「二重投稿」および「引用と転載」に関するQ&A

<二重投稿について>

Q1 海外の雑誌に投稿し掲載された自分の論文を,国内の雑誌に投稿したいのですが,二重投稿となるのでしょうか?

A1 原著論文では,言語や公表手段にかかわらず,"実質的に同一内容"であれば二重投稿とみなされるようです.『生物医学雑誌への統一投稿規程』(2013年12月改訂版.英語版のみ)では,「過去に掲載されたものとの関連性を明示せずに,すでに掲載された論文と本質的にオーバーラップするものを掲載すること」を「多重出版」と定義し,原則禁じるとともに,条件付きで例外的に認められるケースについても解説しています.
□参考文献
 http://www.icmje.org/icmje-recommendations.pdf

Q2 国内の雑誌に投稿し掲載された自分の論文を,手直しして国内の別の雑誌に投稿したいのですが,二重投稿となるのでしょうか?

A2 手直しの内容に照らして,二重投稿か否かを雑誌の編集委員会で判断します.かなり手直ししたので二重投稿ではないとご自身で判断せず,必ず投稿先の編集委員会に問い合わせてください.なお,編集委員会で検討するために,すでに投稿した論文の別刷等の提出を求められる場合があります.

Q3 論文の内容が同じであっても、言語が異なれば二重投稿とみなされない場合があるのでしょうか?

A3 例えば,Surgical Journal Editors Meetingに参加した外科系医学雑誌編集者間での合意として「英語以外の言語ですでに発表した論文を英文に直して一定の条件を満たす英文誌に投稿しても二重投稿とはみなさない」など,いくつかのケースで二重投稿の例外を設けているようです.また,『生物医学雑誌への統一投稿規程』では,ガイドラインに類するタイプの記事について,他国での二次出版の規程があります.いずれにせよ例外的な扱いなので,必ず投稿先の編集委員会に確認してください.
□参考文献
 http://www.ringe.jp/topics/20130222.html

Q4 国内の雑誌に掲載された自分の論文を,英訳して海外誌に投稿することは可能ですか?

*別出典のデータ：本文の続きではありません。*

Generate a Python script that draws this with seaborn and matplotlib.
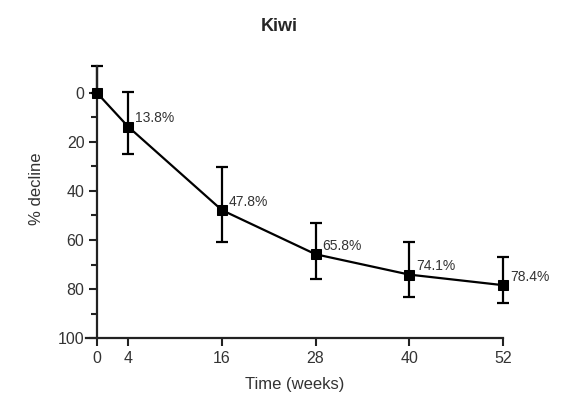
import matplotlib
matplotlib.use("Agg")
import matplotlib.pyplot as plt
import seaborn as sns
import pandas as pd
from matplotlib.ticker import FixedLocator

weeks = [0, 4, 16, 28, 40, 52]
decline = [0, 13.8, 47.8, 65.8, 74.1, 78.4]
err_minus = [11, 14.2, 17.4, 12.6, 13.2, 11.4]   # toward lower % decline
err_plus = [0, 11, 13, 10, 9, 7.4]              # toward higher % decline
labels = ["", "13.8%", "47.8%", "65.8%", "74.1%", "78.4%"]
xticks = [0, 4, 16, 28, 40, 52]
yticks = [0, 20, 40, 60, 80, 100]
yminor = [10, 30, 50, 70, 90]

sns.set_theme(style="ticks")
plt.rcParams['font.family'] = ['Liberation Sans', 'DejaVu Sans']

df = pd.DataFrame({"week": weeks, "decline": decline})

fig = plt.figure(figsize=(5.62, 4.04), dpi=100)
ax = fig.add_axes([0.153, 0.163, 0.742, 0.674])

ax.errorbar(weeks, decline, yerr=[err_minus, err_plus], fmt="none", ecolor="black",
            elinewidth=1.6, capsize=4.5, capthick=1.6, clip_on=False, zorder=2)
sns.lineplot(data=df, x="week", y="decline", ax=ax, color="black",
             linewidth=1.6, marker="s", markersize=7, markeredgecolor="black",
             markerfacecolor="black", clip_on=False, zorder=3)

for w, d, t in zip(weeks, decline, labels):
    if t:
        ax.annotate(t, (w, d), xytext=(5, 6), textcoords="offset points",
                    fontsize=10, color="#333333", ha="left", va="center")

ax.set_xlim(-1.4, 52)
ax.set_ylim(100, -11)
ax.spines['left'].set_position(('data', 0))
ax.spines['top'].set_visible(False)
ax.spines['right'].set_visible(False)
for s in ['left', 'bottom']:
    ax.spines[s].set_linewidth(1.6)
    ax.spines[s].set_color('#222222')

ax.set_xticks(xticks)
ax.set_yticks(yticks)
ax.yaxis.set_minor_locator(FixedLocator(yminor))
ax.tick_params(axis='both', which='major', length=6, width=1.5, labelsize=11.5,
               colors='#222222', labelcolor='#333333', pad=3)
ax.tick_params(axis='y', which='minor', length=4, width=1.5, colors='#222222')

ax.set_xlabel("Time (weeks)", fontsize=12, color='#333333', labelpad=8)
ax.set_ylabel("% decline", fontsize=12, color='#333333')
ax.yaxis.set_label_coords(-0.1, 0.55)
fig.text(0.497, 0.935, "Kiwi", fontsize=13, fontweight='bold', ha='center', va='center')

fig.savefig("out.png", dpi=100)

A4 まず投稿規定や執筆依頼状で論文の著作権の所在を確認してください.英訳は翻訳(翻案)になりますので,翻訳権を保有している著作権者の利用許諾を得る必要があります.許諾が得られた場合は,別言語ですでに発表した内容でも投稿することが可能かどうかを,先方の海外誌の投稿規定等で確認してください.不確かな場合は,必ず前もって先方の編集委員会に問い合わせてください.

Q5 国内の雑誌に掲載された自分の論文を,大学のホームページに掲載したいと考えています.自由に使用してもよいでしょうか?

A5 自分の論文であっても前問同様,論文の著作権の所在を確認してください.ホームページに掲載する場合,著作権者から複製権および公衆送信権の利用許諾を得る必要があります.著作権は学会や出版社など発行者に譲渡されている場合もありますので,必ず発行者に問い合わせてください.なお,ホームページへの掲載は著作権上は出版と同様に扱われますので,一度ホームページに掲載した内容を他の雑誌に投稿すると二重投稿とされることがあります.

<引用と転載について>

Q6 転載許諾の申請は著者と出版社のどちらの責任で行うべきなのでしょうか? また,使用料等の費用が発生した場合,どちらが負担すべきでしょうか? とくに費用が高額になった場合はどうしたらよいでしょうか?

A6 一般的には,原稿を準備するのは著者の責任となっており,通常,転載許諾の手続きをすることは著者の原稿準備作業に含まれるものと言われています.したがって,原稿が完成するまでの費用は著者の負担ということになります.費用の取り扱いについては出版社により異なりますので,有料ということが判明した時点で出版社に相談することをお勧めします.

Q7 転載許諾をお願いする場合,「著者と出版社に同時に許諾の申請をした方がよい」と聞いたのですが,正しいでしょうか?

A7 以前は,このように同時に許諾申請を送ることが推奨されておりましたが,最近は著者を代行して出版社が著作権の管理(とくに転載許諾の事務処理)を行うところが増えておりますので,まず出版社に先に連絡されることをお勧めします.出版社あるいは著作物によっては,出版社との話し合いのみで手続きが済む場合もあるからです.

Q8 自分の論文の中に,旧知の研究者から許諾を得て利用させていただいた図があります.「本誌に掲載された論文の著作権は出版社に譲渡されます」と投稿規定に記載されている場合,受理されたら,その図の著作権も譲渡されてしまうのでしょうか?

A8 譲渡されるのは,自分が著作権を保有しているものに限られます.したがって,設問のように自分が著作権をもっていない図は譲渡の対象外となります.